Carolyn read from a letter from the school: "Nicolas' condition would pose a significant threat to the health of the other children and staff of the program."

"It's heartbreaking to receive a letter like that," she said.

Melissa Hopper knows what Nicolas is going through. Peanut oil nearly killed her at age 14

"It was an awful experience. I was turning blue from lack of oxygen," Hooper said.

When she dines out, Melissa takes no chances and demands the restaurant screen her food for nuts of any kind hidden in sauces, flour or oil.

Of the two million American children and adults who have nut allergies, more than 100 suffer fatal allergic reactions each year. Dr. Hugh Sampson says even the tiniest amount can be deadly.

"If they have a very severe reaction they will actually develop a drop in their blood pressure and they will lose consciousness," Sampson said.

This can happen in just a couple of minutes.

New hope for people with peanut allergies may come from experiments being conducted at Sampson's lab at the Mount Sinai Medical Center in New York. They are working on a vaccine against peanut allergies.

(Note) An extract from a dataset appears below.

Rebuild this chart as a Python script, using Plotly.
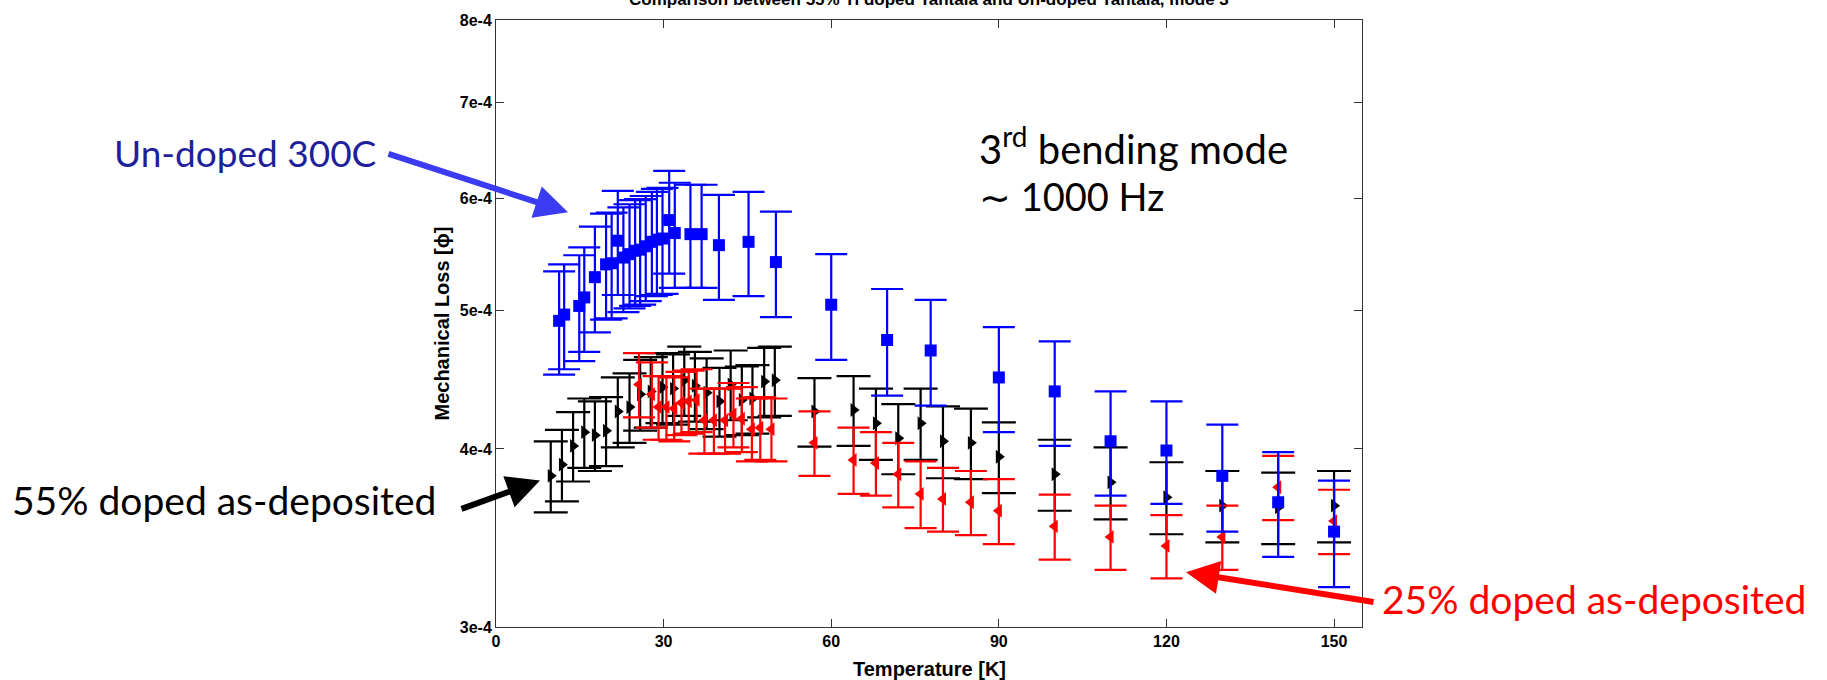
import plotly.graph_objects as go

# ---------------- data ----------------
blue_T = [11.3, 12.2, 14.9, 15.8, 17.7, 19.7, 20.7, 21.8, 22.8, 23.9, 24.9, 25.8, 26.8,
          27.9, 28.8, 29.8, 31.0, 32.0, 34.8, 36.8, 39.9, 45.2, 50.1,
          60, 70, 77.8, 90, 100, 110, 120, 130, 140, 150]
blue_loss = [4.92e-4, 4.97e-4, 5.04e-4, 5.11e-4, 5.28e-4, 5.39e-4, 5.40e-4, 5.60e-4, 5.45e-4,
             5.48e-4, 5.51e-4, 5.52e-4, 5.55e-4, 5.59e-4, 5.61e-4, 5.62e-4, 5.79e-4, 5.67e-4,
             5.66e-4, 5.66e-4, 5.56e-4, 5.59e-4, 5.41e-4,
             5.05e-4, 4.77e-4, 4.69e-4, 4.49e-4, 4.39e-4, 4.05e-4, 3.99e-4, 3.83e-4, 3.67e-4, 3.50e-4]
blue_err = [0.41e-4, 0.42e-4, 0.43e-4, 0.43e-4, 0.45e-4, 0.46e-4, 0.46e-4, 0.47e-4, 0.46e-4,
            0.46e-4, 0.47e-4, 0.47e-4, 0.47e-4, 0.47e-4, 0.48e-4, 0.48e-4, 0.48e-4, 0.48e-4,
            0.47e-4, 0.47e-4, 0.47e-4, 0.47e-4, 0.46e-4,
            0.43e-4, 0.41e-4, 0.40e-4, 0.38e-4, 0.37e-4, 0.34e-4, 0.33e-4, 0.33e-4, 0.31e-4, 0.30e-4]

black_T = [9.8, 11.8, 13.8, 15.8, 17.7, 19.7, 21.8, 23.9, 25.8, 27.7, 29.8, 31.7, 33.7, 35.6,
           37.7, 40.0, 42.0, 44.0, 45.9, 48.0, 49.9,
           57, 64, 68, 72, 76, 80, 85, 90, 100, 110, 120, 130, 140, 150]
black_loss = [3.83e-4, 3.90e-4, 4.02e-4, 4.11e-4, 4.09e-4, 4.12e-4, 4.25e-4, 4.28e-4, 4.37e-4,
              4.39e-4, 4.42e-4, 4.41e-4, 4.47e-4, 4.43e-4, 4.38e-4, 4.32e-4, 4.44e-4, 4.33e-4,
              4.34e-4, 4.46e-4, 4.47e-4,
              4.25e-4, 4.26e-4, 4.17e-4, 4.07e-4, 4.17e-4, 4.05e-4, 4.04e-4, 3.95e-4, 3.84e-4,
              3.79e-4, 3.70e-4, 3.65e-4, 3.64e-4, 3.65e-4]
black_err = [0.22e-4, 0.225e-4, 0.225e-4, 0.23e-4, 0.23e-4, 0.23e-4, 0.24e-4, 0.24e-4, 0.25e-4,
             0.25e-4, 0.25e-4, 0.25e-4, 0.25e-4, 0.25e-4, 0.25e-4, 0.24e-4, 0.25e-4, 0.24e-4,
             0.24e-4, 0.25e-4, 0.25e-4,
             0.235e-4, 0.24e-4, 0.24e-4, 0.23e-4, 0.24e-4, 0.235e-4, 0.23e-4, 0.225e-4, 0.22e-4,
             0.22e-4, 0.215e-4, 0.21e-4, 0.21e-4, 0.21e-4]

red_T = [25.6, 27.9, 29.1, 30.5, 31.9, 33.2, 34.5, 35.9, 37.3, 39.0, 41.0, 42.5, 44.0, 45.8,
         47.3, 49.3,
         57, 64, 68, 72, 76, 80, 85, 90, 100, 110, 120, 130, 140, 150]
red_loss = [4.44e-4, 4.37e-4, 4.28e-4, 4.28e-4, 4.27e-4, 4.31e-4, 4.32e-4, 4.33e-4, 4.19e-4,
            4.19e-4, 4.19e-4, 4.23e-4, 4.20e-4, 4.13e-4, 4.14e-4, 4.13e-4,
            4.04e-4, 3.93e-4, 3.91e-4, 3.84e-4, 3.72e-4, 3.69e-4, 3.67e-4, 3.62e-4, 3.53e-4,
            3.47e-4, 3.42e-4, 3.47e-4, 3.76e-4, 3.56e-4]
red_err = [0.23e-4, 0.23e-4, 0.22e-4, 0.22e-4, 0.22e-4, 0.22e-4, 0.22e-4, 0.22e-4, 0.22e-4,
           0.22e-4, 0.22e-4, 0.22e-4, 0.22e-4, 0.21e-4, 0.21e-4, 0.21e-4,
           0.21e-4, 0.21e-4, 0.20e-4, 0.20e-4, 0.20e-4, 0.19e-4, 0.19e-4, 0.19e-4, 0.185e-4,
           0.18e-4, 0.175e-4, 0.18e-4, 0.195e-4, 0.185e-4]

y_ticks = [3e-4, 4e-4, 5e-4, 6e-4, 7e-4, 8e-4]
y_ticktext = ["3e-4", "4e-4", "5e-4", "6e-4", "7e-4", "8e-4"]
x_ticks = [0, 30, 60, 90, 120, 150]

# ---------------- layout geometry (pixels) ----------------
W, H = 1827, 680
L, R, T, B = 496, 1362, 18, 627


def pxx(p):
    return (p - L) / (R - L)


def pxy(p):
    return (B - p) / (B - T)


fig = go.Figure()

series = [
    (black_T, black_loss, black_err, "black", "triangle-right", 12, 17),
    (red_T, red_loss, red_err, "red", "triangle-left", 12, 16),
    (blue_T, blue_loss, blue_err, "blue", "square", 12, 16),
]
for xs, ys, es, col, sym, msize, cw in series:
    fig.add_trace(go.Scatter(
        x=xs, y=ys, mode="markers",
        marker=dict(color=col, symbol=sym, size=msize, line=dict(width=0)),
        error_y=dict(type="data", array=es, visible=True, color=col, thickness=2.2, width=cw),
        showlegend=False,
    ))

narrow = "Liberation Sans Narrow, Liberation Sans, Arial"
tick_font = dict(family=narrow, size=16, color="black", weight="bold")

fig.update_layout(
    width=W, height=H,
    margin=dict(l=L, r=W - R, t=T, b=H - B),
    paper_bgcolor="white", plot_bgcolor="white",
    xaxis=dict(range=[0, 155], tickvals=x_ticks, ticks="inside", ticklen=8, tickwidth=1,
               tickcolor="#333", showline=True, linecolor="#333", linewidth=1, mirror="ticks",
               showgrid=False, zeroline=False, tickfont=tick_font),
    yaxis=dict(type="log", range=[-3.522878745, -3.096910013], tickvals=y_ticks, ticktext=y_ticktext,
               ticks="inside", ticklen=8, tickwidth=1, tickcolor="#333", showline=True,
               linecolor="#333", linewidth=1, mirror="ticks", showgrid=False, zeroline=False,
               tickfont=tick_font),
)

ann = []
label_font = dict(family=narrow, size=20, color="black", weight="bold")
ann.append(dict(text="Temperature [K]", xref="paper", yref="paper", x=0.5, y=pxy(669),
                showarrow=False, font=label_font, xanchor="center", yanchor="middle"))
ann.append(dict(text="Mechanical Loss [ϕ]", xref="paper", yref="paper", x=pxx(441), y=0.5,
                showarrow=False, font=label_font, textangle=-90, xanchor="center", yanchor="middle"))
ann.append(dict(text="Comparison between 55% Ti doped Tantala and Un-doped Tantala, mode 3",
                xref="paper", yref="paper", x=0.5, y=pxy(-3), showarrow=False,
                font=dict(family=narrow, size=17, color="black", weight="bold"),
                xanchor="center", yanchor="middle"))

big = "Lato, Carlito, Open Sans, sans-serif"
bs = 39
ann.append(dict(text="Un-doped 300C", xref="paper", yref="paper", x=pxx(112), y=pxy(151),
                showarrow=False, font=dict(family=big, size=37, color="#1f1f9c"),
                xanchor="left", yanchor="middle"))
ann.append(dict(text="3<sup>rd</sup> bending mode", xref="paper", yref="paper", x=pxx(977), y=pxy(144),
                showarrow=False, font=dict(family=big, size=40, color="black"),
                xanchor="left", yanchor="middle"))
ann.append(dict(text="∼ 1000 Hz", xref="paper", yref="paper", x=pxx(977), y=pxy(195),
                showarrow=False, font=dict(family=big, size=38, color="black"),
                xanchor="left", yanchor="middle"))
ann.append(dict(text="55% doped as-deposited", xref="paper", yref="paper", x=pxx(10), y=pxy(500),
                showarrow=False, font=dict(family=big, size=bs, color="black"),
                xanchor="left", yanchor="middle"))
ann.append(dict(text="25% doped as-deposited", xref="paper", yref="paper", x=pxx(1380), y=pxy(599),
                showarrow=False, font=dict(family=big, size=bs, color="red"),
                xanchor="left", yanchor="middle"))

# arrows (head position, tail offset in pixels)
def arrow(hx, hy, tx, ty, col, w):
    return dict(text="", xref="paper", yref="paper", x=pxx(hx), y=pxy(hy),
                ax=tx - hx, ay=ty - hy, axref="pixel", ayref="pixel",
                showarrow=True, arrowhead=2, arrowsize=1.1, arrowwidth=w, arrowcolor=col)

ann.append(arrow(568, 211, 387, 152, "#3b3bf2", 6))
ann.append(arrow(540, 480, 460, 509, "black", 6))
ann.append(arrow(1186, 572, 1375, 602, "red", 6))

fig.update_layout(annotations=ann)
fig.write_html("out.html")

"We're sensitizing the mice so that they'll develop an allergic reaction to peanut, much like you'd see in a human," Sampson said.

So far, experiments with the vaccine in mice have been promising. Sampson hopes to try it in humans within two years - and take away the anxiety so many peanut-allergic people suffer.

"Our whole society is so involved in eating. Every social event we go to involves eating. And for these people, it's a nightmare," he said.

The nightmare has already eased a little. Manufacturers have begun to process food with nuts on separate machines to avoid cross-contamination. Some school districts have banned peanut butter all together.

And after a seven-hour meeting with Nicolas' school, Carolyn Lengua hopes the battle is over.

"It took a while to convince the school that all we wanted to do was keep him safe," she said.

Even with the strictest of precautions, until a vaccine is perfected for Nicolas, Melissa and many other, peanuts will remain as deadly as poison.